Of the two central performances, Theroux’s is the broader, sillier and more cartoonish, exaggerating the eccentric Liddy’s more extreme personality traits into a borderline caricature. Each of the series’ five episodes includes the standard disclaimers about altering facts for dramatic effect, but after Liddy starts blasting a Hitler speech at a dinner party, it’s hardly necessary. (The real Liddy did admit to enjoying some recorded speeches his German nanny played for him as a child, a detail “White House Plumbers” extrapolates into what Hunt deems a “Hitler hard-on.”) Theroux speaks in a clipped, mid-Atlantic accent that only enhances bizarre fixations like his wife’s “Celtic-Teutonic genes.”
That leaves Hunt to shoulder the show’s dramatic burden. As played by a screaming, sputtering Harrelson, he’s emasculated on all fronts: at work, the former CIA spook does a PR desk job while churning out mediocre spy fiction; at home, he’s outshone by his more competent wife Dorothy (Lena Headey, once again playing the power behind the throne) and surrounded by kids flirting with the counterculture. When Hunt meets Liddy on the staff of the White House’s Special Investigations Unit — nicknamed “the Plumbers” because “we fix leaks” — he finds both a purpose and a comrade in arms. When the pair travel to Los Angeles to eavesdrop on whistleblower Daniel Ellsburg’s psychiatrist in awful, ill-fitting wigs, they take photos of themselves beaming like a happy couple on vacation.
The dark irony of Watergate is how unnecessary, and self-defeating, it turned out to be. Nixon hardly needed help to beat George McGovern by a massive margin; by listening to their own paranoia, his administration turned a decisive mandate into a national nadir. A similar dynamic of justifying extralegal action with an existential threat of one’s own imagination remains at work today. (Just swap “antifa” for “a Communist takeover.”) But because Watergate failed, it’s safer to laugh at, making “White House Plumbers” a strange mix of somber warning and smug condescension. Its antiheroes’ idiosyncrasies are entertaining to observe, its didactic tendencies — “What kind of morons break into the DNC?!” — a price of admission. Hunt and Liddy’s idiocy is apparent enough when they bicker over methods while playing special agent.
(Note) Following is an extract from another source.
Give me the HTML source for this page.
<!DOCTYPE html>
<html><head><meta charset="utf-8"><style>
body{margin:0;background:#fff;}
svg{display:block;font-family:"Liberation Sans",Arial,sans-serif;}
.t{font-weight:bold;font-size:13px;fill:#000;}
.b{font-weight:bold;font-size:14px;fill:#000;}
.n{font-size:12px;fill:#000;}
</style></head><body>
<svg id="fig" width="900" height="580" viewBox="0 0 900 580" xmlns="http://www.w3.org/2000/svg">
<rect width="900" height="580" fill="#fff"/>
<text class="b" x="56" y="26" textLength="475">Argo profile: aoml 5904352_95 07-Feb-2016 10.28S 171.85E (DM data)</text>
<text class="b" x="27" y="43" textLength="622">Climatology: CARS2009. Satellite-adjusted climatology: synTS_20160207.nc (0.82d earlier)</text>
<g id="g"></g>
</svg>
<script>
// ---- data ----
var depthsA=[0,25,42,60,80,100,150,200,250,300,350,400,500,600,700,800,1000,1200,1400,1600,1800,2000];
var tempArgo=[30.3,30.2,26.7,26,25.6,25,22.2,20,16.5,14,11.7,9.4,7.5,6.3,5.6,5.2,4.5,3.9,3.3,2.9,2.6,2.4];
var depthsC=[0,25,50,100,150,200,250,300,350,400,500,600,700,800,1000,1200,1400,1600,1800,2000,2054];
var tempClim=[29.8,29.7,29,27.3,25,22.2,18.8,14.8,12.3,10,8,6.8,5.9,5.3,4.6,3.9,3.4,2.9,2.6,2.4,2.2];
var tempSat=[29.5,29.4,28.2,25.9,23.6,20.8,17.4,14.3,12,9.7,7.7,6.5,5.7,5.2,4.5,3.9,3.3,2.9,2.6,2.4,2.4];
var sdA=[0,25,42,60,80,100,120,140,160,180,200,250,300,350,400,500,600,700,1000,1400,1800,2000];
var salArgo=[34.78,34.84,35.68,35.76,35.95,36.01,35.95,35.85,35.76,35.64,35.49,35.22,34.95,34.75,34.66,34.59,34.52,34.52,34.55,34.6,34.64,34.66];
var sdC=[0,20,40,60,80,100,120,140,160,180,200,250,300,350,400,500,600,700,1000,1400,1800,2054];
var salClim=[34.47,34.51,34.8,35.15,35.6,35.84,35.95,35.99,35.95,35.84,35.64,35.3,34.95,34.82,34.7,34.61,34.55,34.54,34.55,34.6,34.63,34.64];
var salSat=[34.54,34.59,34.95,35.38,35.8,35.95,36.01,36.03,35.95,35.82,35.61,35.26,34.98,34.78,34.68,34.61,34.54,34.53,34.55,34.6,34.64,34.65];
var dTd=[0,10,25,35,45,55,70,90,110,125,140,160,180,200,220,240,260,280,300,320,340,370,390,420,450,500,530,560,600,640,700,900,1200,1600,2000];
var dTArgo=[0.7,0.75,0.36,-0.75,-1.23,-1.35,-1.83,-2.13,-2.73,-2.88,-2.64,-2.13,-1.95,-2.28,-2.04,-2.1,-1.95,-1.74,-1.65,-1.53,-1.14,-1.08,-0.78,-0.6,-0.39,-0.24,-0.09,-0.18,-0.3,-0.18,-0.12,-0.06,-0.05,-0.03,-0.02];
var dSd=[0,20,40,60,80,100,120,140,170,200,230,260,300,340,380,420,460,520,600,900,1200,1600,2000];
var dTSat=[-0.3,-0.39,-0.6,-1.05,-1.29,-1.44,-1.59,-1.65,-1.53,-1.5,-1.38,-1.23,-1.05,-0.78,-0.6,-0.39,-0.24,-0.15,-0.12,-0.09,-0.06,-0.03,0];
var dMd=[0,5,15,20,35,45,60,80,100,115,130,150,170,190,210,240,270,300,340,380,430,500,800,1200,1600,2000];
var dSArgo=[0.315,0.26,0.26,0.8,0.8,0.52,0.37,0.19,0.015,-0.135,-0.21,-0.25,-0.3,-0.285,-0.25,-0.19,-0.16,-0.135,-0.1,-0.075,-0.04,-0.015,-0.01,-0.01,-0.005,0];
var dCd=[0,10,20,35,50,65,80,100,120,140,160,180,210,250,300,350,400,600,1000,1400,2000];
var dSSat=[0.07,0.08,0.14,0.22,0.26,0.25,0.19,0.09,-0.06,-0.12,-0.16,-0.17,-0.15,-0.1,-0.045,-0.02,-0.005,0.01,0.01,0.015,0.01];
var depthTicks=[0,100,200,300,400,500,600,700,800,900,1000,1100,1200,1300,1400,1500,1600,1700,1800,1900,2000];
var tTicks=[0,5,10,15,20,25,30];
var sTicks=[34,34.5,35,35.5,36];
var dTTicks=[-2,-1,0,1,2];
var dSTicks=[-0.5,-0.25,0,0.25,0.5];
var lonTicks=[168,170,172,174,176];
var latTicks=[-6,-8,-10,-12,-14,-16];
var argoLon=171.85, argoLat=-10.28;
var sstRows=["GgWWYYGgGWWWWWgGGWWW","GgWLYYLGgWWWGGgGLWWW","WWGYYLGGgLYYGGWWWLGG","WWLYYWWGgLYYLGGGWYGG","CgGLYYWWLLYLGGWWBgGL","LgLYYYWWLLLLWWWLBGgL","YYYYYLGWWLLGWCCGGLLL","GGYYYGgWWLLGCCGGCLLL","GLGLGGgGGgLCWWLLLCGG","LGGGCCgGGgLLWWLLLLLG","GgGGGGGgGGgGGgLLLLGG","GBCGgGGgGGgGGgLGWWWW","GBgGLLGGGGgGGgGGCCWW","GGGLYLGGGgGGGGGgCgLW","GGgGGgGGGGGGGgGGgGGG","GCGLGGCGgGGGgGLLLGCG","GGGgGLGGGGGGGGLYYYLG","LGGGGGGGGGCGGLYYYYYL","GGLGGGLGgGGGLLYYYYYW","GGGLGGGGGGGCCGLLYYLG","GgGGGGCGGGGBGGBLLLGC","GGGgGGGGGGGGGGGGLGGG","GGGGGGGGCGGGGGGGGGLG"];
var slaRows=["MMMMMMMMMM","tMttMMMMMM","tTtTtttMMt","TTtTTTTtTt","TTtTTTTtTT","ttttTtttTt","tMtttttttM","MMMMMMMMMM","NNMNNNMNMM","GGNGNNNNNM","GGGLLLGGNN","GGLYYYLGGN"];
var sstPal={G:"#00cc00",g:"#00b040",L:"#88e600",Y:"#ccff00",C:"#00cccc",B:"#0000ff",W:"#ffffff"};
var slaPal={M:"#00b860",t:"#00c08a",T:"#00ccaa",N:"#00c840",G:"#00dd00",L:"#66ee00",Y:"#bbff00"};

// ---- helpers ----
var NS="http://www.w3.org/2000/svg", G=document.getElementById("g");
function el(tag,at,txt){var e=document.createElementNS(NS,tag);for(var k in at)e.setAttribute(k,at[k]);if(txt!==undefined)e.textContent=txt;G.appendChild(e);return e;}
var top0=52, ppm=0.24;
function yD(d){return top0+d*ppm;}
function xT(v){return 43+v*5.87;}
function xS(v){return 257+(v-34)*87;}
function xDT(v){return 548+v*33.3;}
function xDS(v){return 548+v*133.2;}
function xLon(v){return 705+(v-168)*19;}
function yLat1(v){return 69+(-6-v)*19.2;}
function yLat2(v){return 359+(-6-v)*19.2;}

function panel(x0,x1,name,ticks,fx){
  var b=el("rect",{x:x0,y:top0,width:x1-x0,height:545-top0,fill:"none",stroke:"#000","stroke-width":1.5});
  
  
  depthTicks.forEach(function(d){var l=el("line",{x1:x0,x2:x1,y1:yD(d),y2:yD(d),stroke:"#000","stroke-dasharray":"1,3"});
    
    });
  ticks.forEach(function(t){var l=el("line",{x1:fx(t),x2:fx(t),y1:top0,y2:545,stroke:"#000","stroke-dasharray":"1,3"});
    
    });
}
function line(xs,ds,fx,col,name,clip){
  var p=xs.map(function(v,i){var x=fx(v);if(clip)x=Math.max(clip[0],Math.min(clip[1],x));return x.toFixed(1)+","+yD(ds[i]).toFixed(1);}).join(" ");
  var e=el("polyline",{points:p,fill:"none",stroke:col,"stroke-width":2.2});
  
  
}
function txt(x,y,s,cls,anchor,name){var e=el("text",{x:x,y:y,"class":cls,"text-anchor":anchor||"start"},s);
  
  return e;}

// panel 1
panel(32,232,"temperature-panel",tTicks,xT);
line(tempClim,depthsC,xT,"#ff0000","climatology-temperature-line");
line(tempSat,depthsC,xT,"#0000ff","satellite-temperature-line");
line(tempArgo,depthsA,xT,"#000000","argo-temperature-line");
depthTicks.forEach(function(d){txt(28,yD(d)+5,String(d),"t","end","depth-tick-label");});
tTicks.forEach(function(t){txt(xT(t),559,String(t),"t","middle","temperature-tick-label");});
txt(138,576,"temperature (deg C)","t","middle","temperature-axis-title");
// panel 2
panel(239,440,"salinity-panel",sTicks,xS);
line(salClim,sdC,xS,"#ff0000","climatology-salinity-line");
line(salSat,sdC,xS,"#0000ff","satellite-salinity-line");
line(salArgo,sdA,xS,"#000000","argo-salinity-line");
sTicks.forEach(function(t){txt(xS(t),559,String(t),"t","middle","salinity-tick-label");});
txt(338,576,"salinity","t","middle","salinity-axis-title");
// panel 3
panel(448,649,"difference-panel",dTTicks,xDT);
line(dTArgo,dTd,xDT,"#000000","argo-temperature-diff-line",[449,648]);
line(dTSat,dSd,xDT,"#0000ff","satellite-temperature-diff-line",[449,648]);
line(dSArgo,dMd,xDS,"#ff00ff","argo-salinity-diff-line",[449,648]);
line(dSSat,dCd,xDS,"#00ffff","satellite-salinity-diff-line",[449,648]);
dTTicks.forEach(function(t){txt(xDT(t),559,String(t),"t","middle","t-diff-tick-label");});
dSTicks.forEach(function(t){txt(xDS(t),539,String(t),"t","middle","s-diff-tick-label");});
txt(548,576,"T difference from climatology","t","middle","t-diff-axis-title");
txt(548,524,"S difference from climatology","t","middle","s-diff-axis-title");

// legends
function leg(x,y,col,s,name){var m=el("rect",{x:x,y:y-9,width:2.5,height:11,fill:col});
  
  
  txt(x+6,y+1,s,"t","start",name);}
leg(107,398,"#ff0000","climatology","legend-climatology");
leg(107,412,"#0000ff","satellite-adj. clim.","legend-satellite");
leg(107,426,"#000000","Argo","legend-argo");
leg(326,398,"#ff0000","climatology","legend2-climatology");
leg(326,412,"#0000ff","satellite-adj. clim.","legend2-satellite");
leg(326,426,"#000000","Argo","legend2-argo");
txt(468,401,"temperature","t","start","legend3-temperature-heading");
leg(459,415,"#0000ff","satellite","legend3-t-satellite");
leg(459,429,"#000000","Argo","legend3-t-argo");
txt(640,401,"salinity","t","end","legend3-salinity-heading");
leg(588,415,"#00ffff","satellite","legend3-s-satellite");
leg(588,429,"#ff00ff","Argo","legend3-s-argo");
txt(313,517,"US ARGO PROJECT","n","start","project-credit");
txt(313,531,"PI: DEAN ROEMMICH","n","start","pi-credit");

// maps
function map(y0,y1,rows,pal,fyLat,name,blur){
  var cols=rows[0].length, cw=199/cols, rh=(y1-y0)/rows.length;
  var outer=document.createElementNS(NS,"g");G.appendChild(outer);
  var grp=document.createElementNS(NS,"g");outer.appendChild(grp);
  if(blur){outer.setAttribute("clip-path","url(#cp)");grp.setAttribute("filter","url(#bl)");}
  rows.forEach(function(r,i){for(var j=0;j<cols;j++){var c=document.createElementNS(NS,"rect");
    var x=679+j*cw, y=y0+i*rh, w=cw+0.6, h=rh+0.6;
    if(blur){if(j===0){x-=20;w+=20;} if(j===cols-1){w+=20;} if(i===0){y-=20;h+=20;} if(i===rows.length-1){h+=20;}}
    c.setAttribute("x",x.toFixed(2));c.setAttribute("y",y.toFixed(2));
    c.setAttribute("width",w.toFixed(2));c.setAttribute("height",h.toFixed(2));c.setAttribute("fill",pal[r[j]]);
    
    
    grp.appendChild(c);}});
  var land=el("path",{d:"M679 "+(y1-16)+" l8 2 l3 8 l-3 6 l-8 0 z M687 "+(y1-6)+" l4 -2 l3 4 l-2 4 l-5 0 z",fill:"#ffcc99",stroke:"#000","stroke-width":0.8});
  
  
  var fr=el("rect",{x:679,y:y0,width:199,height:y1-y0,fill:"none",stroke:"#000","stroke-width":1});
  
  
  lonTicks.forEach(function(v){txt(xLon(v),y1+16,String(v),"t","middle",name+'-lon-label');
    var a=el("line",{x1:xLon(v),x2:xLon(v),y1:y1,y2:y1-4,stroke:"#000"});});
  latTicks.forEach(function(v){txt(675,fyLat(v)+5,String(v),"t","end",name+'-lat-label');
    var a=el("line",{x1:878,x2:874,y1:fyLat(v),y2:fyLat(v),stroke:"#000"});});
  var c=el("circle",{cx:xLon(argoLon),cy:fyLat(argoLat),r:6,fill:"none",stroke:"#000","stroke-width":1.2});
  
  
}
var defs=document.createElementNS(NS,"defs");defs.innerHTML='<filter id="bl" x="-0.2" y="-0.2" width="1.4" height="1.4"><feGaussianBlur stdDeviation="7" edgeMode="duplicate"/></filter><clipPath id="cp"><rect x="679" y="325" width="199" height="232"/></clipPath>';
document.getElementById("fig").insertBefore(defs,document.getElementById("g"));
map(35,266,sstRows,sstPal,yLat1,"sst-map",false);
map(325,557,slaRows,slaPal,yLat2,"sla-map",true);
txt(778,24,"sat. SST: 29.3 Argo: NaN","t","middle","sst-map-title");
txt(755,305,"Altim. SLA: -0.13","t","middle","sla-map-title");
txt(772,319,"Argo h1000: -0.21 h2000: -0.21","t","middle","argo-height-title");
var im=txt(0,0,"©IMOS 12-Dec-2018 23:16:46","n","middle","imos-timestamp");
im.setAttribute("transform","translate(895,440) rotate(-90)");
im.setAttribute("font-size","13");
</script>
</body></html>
Like many miniseries, it’s easy to picture “White House Plumbers” as a more concise feature with a tighter grip on its tone. Elsewhere in the “Veep”-verse, there’s “Death of Stalin,” Iannucci’s film that also concerned the inner circle of a fading despot. That movie was a focused dose of gleeful spite; stretched out to five hours, “White House Plumbers” veers from comedy of errors to family drama to, bizarrely, a streak of JFK conspiracism. (Hunt’s own son believed he had a role in the president’s assassination, tying the theory to his mother’s death via plane crash in December 1972. “White House Plumbers” winks at the idea to ambiguous effect.)
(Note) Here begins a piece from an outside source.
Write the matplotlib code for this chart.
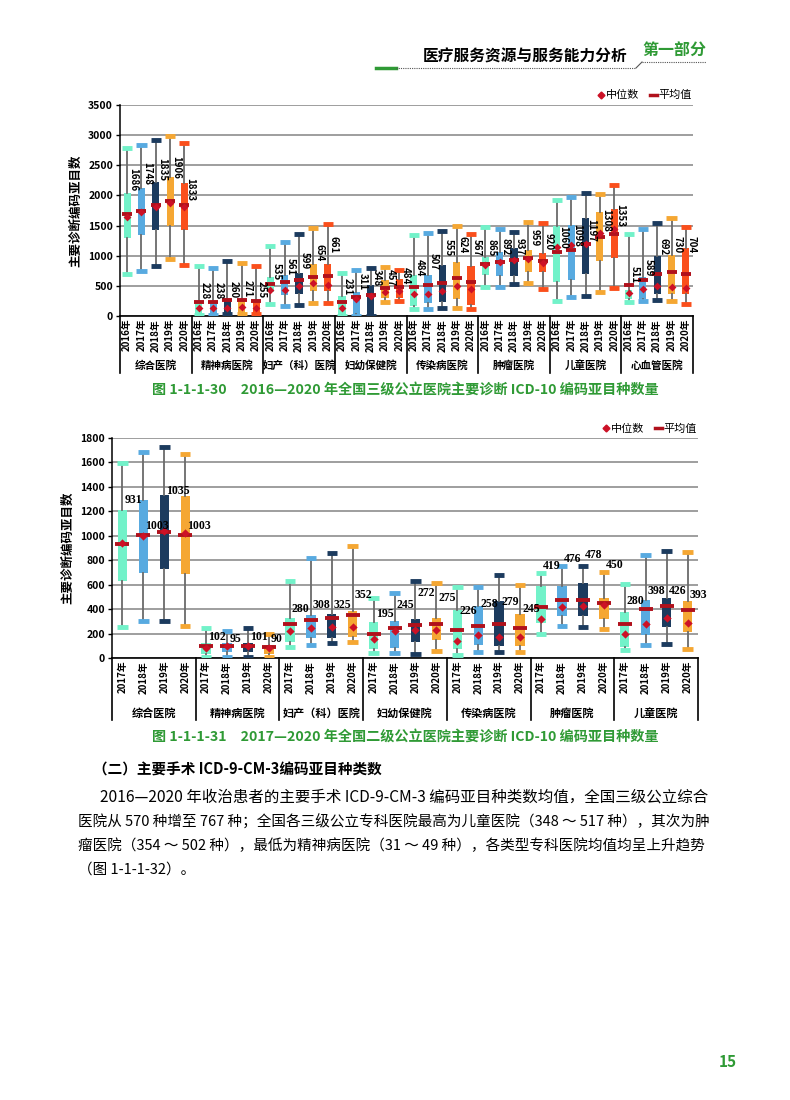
import numpy as np
import matplotlib
matplotlib.use("Agg")
import matplotlib.pyplot as plt
import matplotlib.transforms as mtransforms
from matplotlib.lines import Line2D

plt.rcParams['font.family'] = ['Noto Sans CJK SC', 'DejaVu Sans']
plt.rcParams['axes.unicode_minus'] = False

# ---------------- 图 1-1-1-30  三级公立医院 ----------------
groups1 = ["综合医院", "精神病医院", "妇产（科）医院", "妇幼保健院",
           "传染病医院", "肿瘤医院", "儿童医院", "心血管医院"]
years1 = ["2016年", "2017年", "2018年", "2019年", "2020年"]
# rows = hospital type, cols = year
top1 = [[2780, 2830, 2920, 2990, 2870],
        [822, 790, 905, 878, 822],
        [1156, 1233, 1361, 1455, 1522],
        [705, 767, 794, 811, 755],
        [1342, 1370, 1414, 1492, 1354],
        [1480, 1442, 1398, 1563, 1536],
        [1917, 1972, 2039, 2028, 2167],
        [1356, 1444, 1550, 1622, 1483]]
q3_1 = [[2040, 2120, 2220, 2300, 2210],
        [250, 250, 270, 290, 260],
        [644, 672, 717, 867, 867],
        [328, 394, 517, 605, 611],
        [680, 680, 840, 900, 834],
        [972, 1066, 1121, 1094, 1050],
        [1494, 1510, 1622, 1722, 1778],
        [439, 639, 994, 1011, 1133]]
q1_1 = [[1300, 1350, 1420, 1490, 1430],
        [30, 40, 50, 50, 50],
        [394, 350, 370, 411, 411],
        [10, 33, 0, 300, 300],
        [166, 210, 237, 276, 182],
        [674, 668, 668, 735, 729],
        [567, 605, 694, 917, 967],
        [289, 289, 361, 361, 361]]
low1 = [[700, 750, 830, 950, 850],
        [20, 20, 30, 30, 30],
        [200, 172, 189, 211, 211],
        [0, 0, 0, 230, 244],
        [110, 110, 138, 138, 120],
        [475, 486, 525, 552, 447],
        [250, 317, 333, 394, 472],
        [233, 244, 261, 244, 194]]
mean1 = [[1686, 1748, 1835, 1906, 1833],
         [228, 238, 260, 271, 255],
         [535, 561, 599, 654, 661],
         [231, 311, 348, 457, 484],
         [484, 507, 555, 624, 567],
         [865, 892, 937, 959, 920],
         [1060, 1098, 1197, 1308, 1353],
         [511, 589, 692, 730, 704]]
med1 = [[1650, 1720, 1800, 1870, 1810],
        [128, 130, 140, 150, 140],
        [433, 433, 505, 544, 522],
        [128, 290, 340, 394, 422],
        [365, 365, 420, 497, 442],
        [845, 890, 930, 950, 884],
        [1150, 1178, 1200, 1383, 1439],
        [383, 456, 494, 483, 472]]

# ---------------- 图 1-1-1-31  二级公立医院 ----------------
groups2 = ["综合医院", "精神病医院", "妇产（科）医院", "妇幼保健院",
           "传染病医院", "肿瘤医院", "儿童医院"]
years2 = ["2017年", "2018年", "2019年", "2020年"]
top2 = [[1595, 1685, 1724, 1672],
        [245, 218, 245, 200],
        [628, 822, 858, 915],
        [494, 533, 630, 616],
        [578, 578, 682, 600],
        [698, 755, 755, 704],
        [608, 845, 878, 864]]
q3_2 = [[1213, 1289, 1333, 1322],
        [120, 120, 120, 110],
        [324, 348, 359, 381],
        [291, 299, 319, 325],
        [395, 423, 469, 360],
        [592, 586, 614, 494],
        [376, 477, 491, 464]]
q1_2 = [[628, 697, 727, 686],
        [33, 46, 46, 30],
        [128, 160, 165, 169],
        [73, 82, 128, 150],
        [74, 104, 95, 95],
        [286, 341, 341, 322],
        [87, 191, 254, 213]]
low2 = [[251, 306, 303, 262],
        [11, 11, 11, 10],
        [87, 106, 125, 128],
        [38, 38, 33, 55],
        [27, 49, 49, 49],
        [199, 265, 254, 237],
        [68, 109, 117, 74]]
mean2 = [[931, 1003, 1035, 1003],
         [102, 95, 101, 90],
         [280, 308, 325, 352],
         [195, 245, 272, 275],
         [226, 258, 279, 245],
         [419, 476, 478, 450],
         [280, 398, 426, 393]]
med2 = [[940, 997, 1041, 1019],
        [79, 95, 95, 80],
        [218, 245, 256, 256],
        [155, 225, 232, 232],
        [142, 191, 169, 175],
        [319, 420, 428, 436],
        [196, 281, 325, 286]]

# label anchor heights (layout only; the label text is the mean value)
lab1 = [[2070, 2170, 2230, 2280, 1900],
        [268, 278, 300, 311, 295],
        [600, 670, 770, 910, 1035],
        [340, 430, 490, 490, 520],
        [652, 762, 983, 1039, 983],
        [983, 1011, 1000, 1149, 1094],
        [1122, 1150, 1233, 1400, 1483],
        [539, 650, 1011, 1039, 1039]]
lab2 = [[1289, 1082, 1363, 1082],
        [174, 155, 174, 155],
        [400, 435, 435, 517],
        [359, 435, 532, 491],
        [382, 442, 455, 401],
        [750, 813, 845, 758],
        [469, 551, 551, 518]]

colors1 = ["#72f2c9", "#58aae0", "#1c3b5e", "#f5a733", "#fa4f1c"]
colors2 = ["#72f2c9", "#58aae0", "#1c3b5e", "#f5a733"]
mean_c = "#b0111c"
med_c = "#cc1126"
green = "#2f9a35"

W, H = 790, 1100
fig = plt.figure(figsize=(W / 100, H / 100), dpi=100)


def fx(px):
    return px / W


def fy(py):
    return 1 - py / H


def draw_chart(ax, top, q3, q1, low, mean, med, lab, groups, years, colors,
               ymax, ystep, width, capw, msize, mbar, label_kw, label_dx,
               sep_depth, name_y, tick_fs, name_fs):
    n_g = len(groups)
    n_y = len(years)
    n = n_g * n_y
    for j in range(n_y):
        pos = [g * n_y + j for g in range(n_g)]
        stats = [dict(whishi=top[g][j], q3=q3[g][j], q1=q1[g][j], whislo=low[g][j],
                      med=med[g][j], mean=mean[g][j], fliers=[]) for g in range(n_g)]
        ax.bxp(stats, positions=pos, widths=width, capwidths=capw, patch_artist=True,
               showmeans=True, meanline=False, showfliers=False, manage_ticks=False,
               boxprops=dict(facecolor=colors[j], edgecolor=colors[j], linewidth=0),
               whiskerprops=dict(color="#6a6a6a", linewidth=1.3),
               capprops=dict(color=colors[j], linewidth=3.5, solid_capstyle="butt"),
               medianprops=dict(linewidth=0),
               meanprops=dict(marker="_", markersize=mbar, markeredgewidth=2.8,
                              markeredgecolor=mean_c),
               zorder=3)
        ax.scatter(pos, [med[g][j] for g in range(n_g)], marker="D", s=msize,
                   color=med_c, linewidths=0, zorder=5)
        for g in range(n_g):
            ax.text(pos[g] + label_dx, lab[g][j], str(mean[g][j]), zorder=6, **label_kw)

    ax.set_xlim(-0.5, n - 0.5)
    ax.set_ylim(0, ymax)
    ax.set_yticks(np.arange(0, ymax + 1, ystep))
    ax.yaxis.grid(True, color="#8e8e8e", linewidth=1.2)
    ax.set_axisbelow(True)
    for s in ["top", "right"]:
        ax.spines[s].set_visible(False)
    ax.spines["left"].set_linewidth(1.1)
    ax.spines["bottom"].set_linewidth(1.2)
    ax.tick_params(axis="y", labelsize=7.5, length=3, width=1, pad=2)
    for t in ax.get_yticklabels():
        t.set_fontweight("bold")
    ax.set_xticks(range(n))
    ax.set_xticklabels(years * n_g, rotation=90, fontsize=tick_fs, fontweight="bold")
    ax.tick_params(axis="x", length=0, pad=2)

    trans = mtransforms.blended_transform_factory(ax.transData, ax.transAxes)
    for b in np.arange(-0.5, n, n_y):
        ax.plot([b, b], [0, -sep_depth], transform=trans, color="black",
                linewidth=1.2, clip_on=False)
    for g, name in enumerate(groups):
        ax.text(g * n_y + (n_y - 1) / 2, name_y, name, transform=trans,
                ha="center", va="center", fontsize=name_fs, fontweight="bold")

    handles = [Line2D([], [], marker="D", color=med_c, linestyle="none", markersize=3.5),
               Line2D([], [], color=mean_c, linewidth=2.5)]
    ax.legend(handles, ["中位数", "平均值"], loc="lower right", bbox_to_anchor=(1.01, 0.99),
              ncol=2, frameon=False, fontsize=8, handlelength=0.6, handletextpad=0.15,
              columnspacing=1.0, borderaxespad=0.2)


# chart 1
ax1 = fig.add_axes([fx(120), fy(316), fx(693) - fx(120), fy(105) - fy(316)])
draw_chart(ax1, top1, q3_1, q1_1, low1, mean1, med1, lab1, groups1, years1, colors1,
           3500, 500, 0.5, 0.7, 16, 7.5,
           dict(rotation=270, ha="center", va="bottom", fontsize=7, fontweight="bold"),
           0.42, 0.27, -0.235, 7, 7.6)
ax1.set_ylabel("主要诊断编码亚目数", fontsize=9, fontweight="bold", labelpad=4)

# chart 2
ax2 = fig.add_axes([fx(112), fy(658), fx(698) - fx(112), fy(438) - fy(658)])
draw_chart(ax2, top2, q3_2, q1_2, low2, mean2, med2, lab2, groups2, years2, colors2,
           1800, 200, 0.45, 0.5, 18, 10,
           dict(ha="left", va="center", fontsize=8.5, fontweight="bold",
                family=["Liberation Serif", "DejaVu Serif"]),
           0.1, 0.28, -0.25, 7, 8)
ax2.set_ylabel("主要诊断编码亚目数", fontsize=9, fontweight="bold", labelpad=4)

# captions
fig.text(fx(405), fy(390), "图 1-1-1-30　2016—2020 年全国三级公立医院主要诊断 ICD-10 编码亚目种数量",
         ha="center", va="center", fontsize=10.2, color=green, fontweight="bold")
fig.text(fx(405), fy(737), "图 1-1-1-31　2017—2020 年全国二级公立医院主要诊断 ICD-10 编码亚目种数量",
         ha="center", va="center", fontsize=10.2, color=green, fontweight="bold")

# page header
fig.text(fx(628), fy(57), "医疗服务资源与服务能力分析", ha="right", va="center",
         fontsize=11.3, fontweight="bold")
fig.text(fx(674), fy(51), "第一部分", ha="center", va="center", fontsize=11.5,
         fontweight="bold", color=green)
fig.add_artist(Line2D([fx(376), fx(396)], [fy(68), fy(68)], color=green, linewidth=2.5,
                      transform=fig.transFigure))
fig.add_artist(Line2D([fx(396), fx(636)], [fy(68), fy(68)], color="#555555", linewidth=0.8,
                      linestyle=(0, (1, 1)), transform=fig.transFigure))
fig.add_artist(Line2D([fx(636), fx(642)], [fy(68), fy(62)], color="#555555", linewidth=0.8,
                      transform=fig.transFigure))
fig.add_artist(Line2D([fx(642), fx(706)], [fy(62), fy(62)], color="#555555", linewidth=0.8,
                      linestyle=(0, (1, 1)), transform=fig.transFigure))

# body text
fig.text(fx(93), fy(770), "（二）主要手术 ICD-9-CM-3编码亚目种类数", ha="left", va="center",
         fontsize=10.5, fontweight="bold")
body = ["2016—2020 年收治患者的主要手术 ICD-9-CM-3 编码亚目种类数均值，全国三级公立综合",
        "医院从 570 种增至 767 种；全国各三级公立专科医院最高为儿童医院（348 ～ 517 种），其次为肿",
        "瘤医院（354 ～ 502 种），最低为精神病医院（31 ～ 49 种），各类型专科医院均值均呈上升趋势",
        "（图 1-1-1-32）。"]
body_x = [100, 78, 78, 78]
body_y = [797, 822, 846, 870]
body_fs = [11.15, 10.5, 10.5, 10.5]
for line, x, y, fs in zip(body, body_x, body_y, body_fs):
    fig.text(fx(x), fy(y), line, ha="left", va="center", fontsize=fs)

fig.text(fx(728), fy(1062), "15", ha="center", va="center", fontsize=11,
         fontweight="bold", color=green)

fig.savefig("out.png", dpi=100)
The extra room accommodates amusing cameos like Ike Barinholtz as crony Jeb Magruder, and Domhnall Gleeson as White House Counsel John Dean. But it also weighs down a lean, mean tale of two men’s ineptitude with unconvincing emotion. Hunt’s obsession with social standing is a delicious ingredient in his downfall; a personal check made out to a country club prompts his ultimate undoing. It’s less compelling as a look into the Hunts’ troubled marriage. In parts, “White House Plumbers” delivers a tongue-in-cheek, amply resourced reenactment from a cast and crew of HBO regulars. As a whole, the show can’t quite mount a convincing case for another piece of Watergate media, though it has fun playing in the margins.
“White House Plumbers” premieres on May 1 on HBO, with new episodes airing Mondays.